Pourquoi Vassula ne se fait-elle pas Catholique ?

Lucien Lombard, 13 octobre 1993

 

Récemment, à propos de Vassula, un de mes amis m'a fait en substance l'objection suivante :

" Tout ce qu'elle écrit, c'est bien beau mais pourquoi alors ne se fait-elle pas catholique ? Comment peut-elle nous tenir de tels sermons tout en restant dans son Eglise orthodoxe ? "

En fait, de nombreux catholiques sont portés à considérer que tant que Vassula ne demande pas officiellement son admission dans l'Eglise catholique, sa situation leur semble incohérente. En somme, ce qui conviendrait pour qu'elle leur prouve sa bonne foi, c'est qu'elle répudie clairement son Eglise et que, selon l'expression en usage, elle se fasse catholique.

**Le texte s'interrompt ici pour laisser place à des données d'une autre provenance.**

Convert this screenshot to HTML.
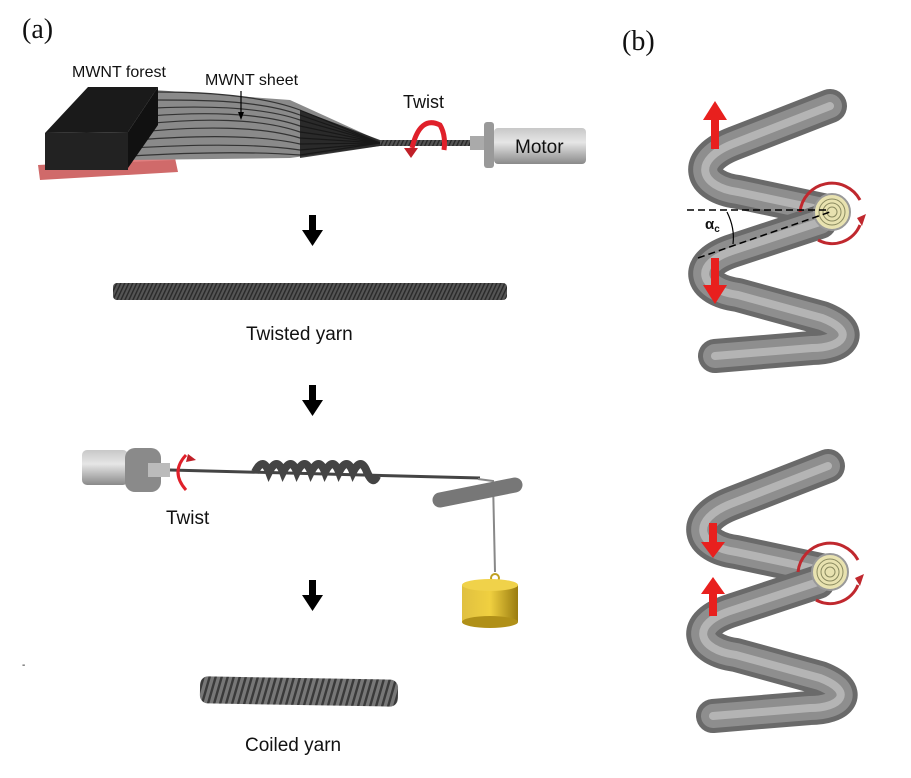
<!DOCTYPE html>
<html><head><meta charset="utf-8"><style>
html,body{margin:0;padding:0;background:#fff;}
svg{display:block;}
text{font-family:"Liberation Sans",sans-serif;fill:#111;}
</style></head><body>
<svg width="911" height="778" viewBox="0 0 911 778" xmlns="http://www.w3.org/2000/svg">
<defs>
<linearGradient id="cyl" x1="0" y1="0" x2="0" y2="1">
<stop offset="0" stop-color="#c8c8c8"/><stop offset="0.4" stop-color="#e6e6e6"/><stop offset="1" stop-color="#8a8a8a"/></linearGradient>
<linearGradient id="gold" x1="0" y1="0" x2="1" y2="0">
<stop offset="0" stop-color="#e0c040"/><stop offset="0.5" stop-color="#f0d040"/><stop offset="1" stop-color="#9a7c10"/></linearGradient>
<pattern id="tw" width="4" height="20" patternUnits="userSpaceOnUse" patternTransform="skewX(-25)">
<rect width="4" height="20" fill="#555"/><rect width="1.6" height="20" fill="#2a2a2a"/></pattern>
<pattern id="cw" width="6" height="30" patternUnits="userSpaceOnUse" patternTransform="skewX(-15)">
<rect width="6" height="30" fill="#777"/><rect width="2.5" height="30" fill="#3a3a3a"/></pattern>
<g id="spring">
<g fill="none" stroke-linecap="round" stroke-linejoin="round">
<path d="M830 106 L735 143 C690 160 700 187 738 192 L832 212" stroke="#6a6a6a" stroke-width="34"/>
<path d="M830 106 L735 143 C690 160 700 187 738 192 L832 212" stroke="#8e8e8e" stroke-width="24"/>
<path d="M830 106 L735 143 C690 160 700 187 738 192 L832 212" stroke="#b4b4b4" stroke-width="8"/>
<path d="M820 222 L735 250 C690 264 700 290 738 295 L822 318 C858 332 842 348 812 348 L715 356" stroke="#6a6a6a" stroke-width="34"/>
<path d="M820 222 L735 250 C690 264 700 290 738 295 L822 318 C858 332 842 348 812 348 L715 356" stroke="#8e8e8e" stroke-width="24"/>
<path d="M820 222 L735 250 C690 264 700 290 738 295 L822 318 C858 332 842 348 812 348 L715 356" stroke="#b4b4b4" stroke-width="8"/>
</g>
<circle cx="832" cy="212" r="18" fill="#e8e2b0" stroke="#999" stroke-width="2"/>
<circle cx="832" cy="212" r="13" fill="none" stroke="#8a8a60" stroke-width="1"/>
<circle cx="832" cy="212" r="9" fill="none" stroke="#8a8a60" stroke-width="1"/>
<circle cx="832" cy="212" r="5" fill="none" stroke="#8a8a60" stroke-width="1"/>
<path d="M800 212 A32 32 0 0 1 860 200" fill="none" stroke="#c0282e" stroke-width="3"/>
<path d="M860 225 A30 30 0 0 1 818 240" fill="none" stroke="#c0282e" stroke-width="3"/>
<polygon points="857,218 866,214 862,226" fill="#c0282e"/>
</g>
</defs>

<text x="22" y="38" style="font-family:'Liberation Serif',serif;font-size:28px">(a)</text>
<text x="622" y="50" style="font-family:'Liberation Serif',serif;font-size:28px">(b)</text>

<!-- forest -->
<polygon points="38,165 175,158 178,172 40,180" fill="#d06a6a"/>
<polygon points="130,155 178,155 175,160 130,162" fill="#e08080"/>
<!-- sheet -->
<polygon points="155,90 290,100 380,141 380,146 290,158 130,160" fill="#8a8a8a"/>
<g stroke="#333" stroke-width="1.2" fill="none">
<path d="M158 92 C200 92 260 95 300 110 L380 143"/><path d="M158 100 C200 100 260 100 300 115 L380 143"/>
<path d="M155 108 C200 106 260 106 300 120 L380 143"/><path d="M150 116 C200 112 260 112 300 126 L380 143"/>
<path d="M145 124 C200 118 260 118 300 132 L380 143"/><path d="M140 132 C200 126 260 126 300 138 L380 143"/>
<path d="M135 140 C200 135 260 135 300 144 L380 143"/><path d="M132 148 C200 144 260 144 300 150 L380 143"/>
<path d="M130 156 C200 152 260 152 300 155 L380 143"/>
</g>
<polygon points="300,110 380,140 380,146 300,158" fill="#111" opacity="0.8"/>
<polygon points="88,87 158,87 128,132 45,133" fill="#1a1a1a"/>
<polygon points="45,133 128,132 128,170 45,170" fill="#222"/>
<polygon points="128,132 158,87 158,125 128,168" fill="#111"/>
<text x="72" y="77" style="font-size:16px">MWNT forest</text>
<text x="205" y="85" style="font-size:16px">MWNT sheet</text>
<line x1="241" y1="91" x2="241" y2="115" stroke="#000" stroke-width="1.2"/>
<polygon points="238,112 244,112 241,120" fill="#000"/>
<rect x="380" y="140" width="92" height="6" fill="url(#tw)"/>
<rect x="470" y="136" width="16" height="14" fill="#aaa"/>
<rect x="484" y="122" width="10" height="46" rx="3" fill="#999"/>
<rect x="494" y="128" width="92" height="36" rx="4" fill="url(#cyl)"/>
<text x="515" y="153" style="font-size:19px">Motor</text>
<text x="403" y="108" style="font-size:18px">Twist</text>
<path d="M412 148 Q420 115 440 125 Q446 135 444 150" fill="none" stroke="#e0202a" stroke-width="5"/>
<polygon points="404,148 418,148 411,158" fill="#c02028"/>

<!-- arrows -->
<g fill="#000">
<rect x="309" y="215" width="7" height="16"/><polygon points="302,230 323,230 312.5,246"/>
<rect x="309" y="385" width="7" height="16"/><polygon points="302,400 323,400 312.5,416"/>
<rect x="309" y="580" width="7" height="16"/><polygon points="302,595 323,595 312.5,611"/>
</g>

<rect x="113" y="283" width="394" height="17" rx="4" fill="url(#tw)"/>
<text x="246" y="340" style="font-size:19px">Twisted yarn</text>

<!-- middle -->
<rect x="82" y="450" width="46" height="35" rx="5" fill="url(#cyl)"/>
<rect x="125" y="448" width="36" height="44" rx="10" fill="#8a8a8a"/>
<rect x="148" y="463" width="22" height="14" fill="#bbb"/>
<line x1="170" y1="470" x2="480" y2="478" stroke="#444" stroke-width="3"/>
<path d="M255 472 q8 -16 14 0 q8 -16 14 0 q8 -16 14 0 q8 -16 14 0 q8 -16 14 0 q8 -16 14 0 q8 -16 14 0 q8 -16 14 0 q6 14 10 4" fill="none" stroke="#444" stroke-width="8"/>
<path d="M478 479 L493 481 L495 572" fill="none" stroke="#888" stroke-width="2"/>
<line x1="440" y1="500" x2="515" y2="485" stroke="#777" stroke-width="15" stroke-linecap="round"/>
<circle cx="495" cy="578" r="4" fill="none" stroke="#c0a020" stroke-width="2"/>
<rect x="462" y="585" width="56" height="37" fill="url(#gold)"/>
<ellipse cx="490" cy="585" rx="28" ry="6" fill="#f0d24a"/>
<ellipse cx="490" cy="622" rx="28" ry="6" fill="#b09018"/>
<path d="M186 455 Q170 472 186 490" fill="none" stroke="#e0202a" stroke-width="3"/>
<polygon points="188,454 196,460 186,462" fill="#c02028"/>
<text x="166" y="524" style="font-size:19px">Twist</text>

<text x="22" y="668" style="font-size:10px">-</text>
<rect x="200" y="678" width="198" height="27" rx="8" fill="url(#cw)" transform="rotate(1 300 690)"/>
<text x="245" y="751" style="font-size:19px">Coiled yarn</text>

<!-- springs -->
<use href="#spring"/>
<use href="#spring" transform="translate(-2 360)"/>
<line x1="687" y1="210" x2="830" y2="210" stroke="#000" stroke-width="1.5" stroke-dasharray="7 4"/>
<line x1="698" y1="258" x2="830" y2="212" stroke="#000" stroke-width="1.5" stroke-dasharray="7 4"/>
<path d="M727 212 Q735 228 733 244" fill="none" stroke="#000" stroke-width="1.2"/>
<text x="705" y="229" style="font-size:15px;font-weight:bold">α<tspan style="font-size:10px" dy="3">c</tspan></text>
<g fill="#e8201e">
<rect x="711" y="117" width="8" height="32"/><polygon points="703,120 727,120 715,101"/>
<rect x="711" y="258" width="8" height="30"/><polygon points="703,285 727,285 715,304"/>
<rect x="709" y="523" width="8" height="22"/><polygon points="701,542 725,542 713,558"/>
<rect x="709" y="592" width="8" height="24"/><polygon points="701,594 725,594 713,577"/>
</g>
</svg>
</body></html>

En effet, une telle exigence vis-à-vis de Vassula serait compréhensible et même tout-à-fait légitime si Vassula était adepte d'une Eglise, d'une communauté ou d'une secte dont la doctrine de la foi s'oppose directement et expressément à celle de notre Eglise Catholique romaine, comme c'est le cas, par exemple, des Eglises réformées, qui se nomment elles-mêmes "protestantes", dont la raison d'être consiste donc précisément à nier, à protester contre plusieurs importants dogmes de la foi catholique romaine.

Mais voilà, Vassula n'est pas protestante mais bien orthodoxe et, aux yeux du Magistère de l'Eglise catholique, cela constitue une différence fondamentale, cela change tout.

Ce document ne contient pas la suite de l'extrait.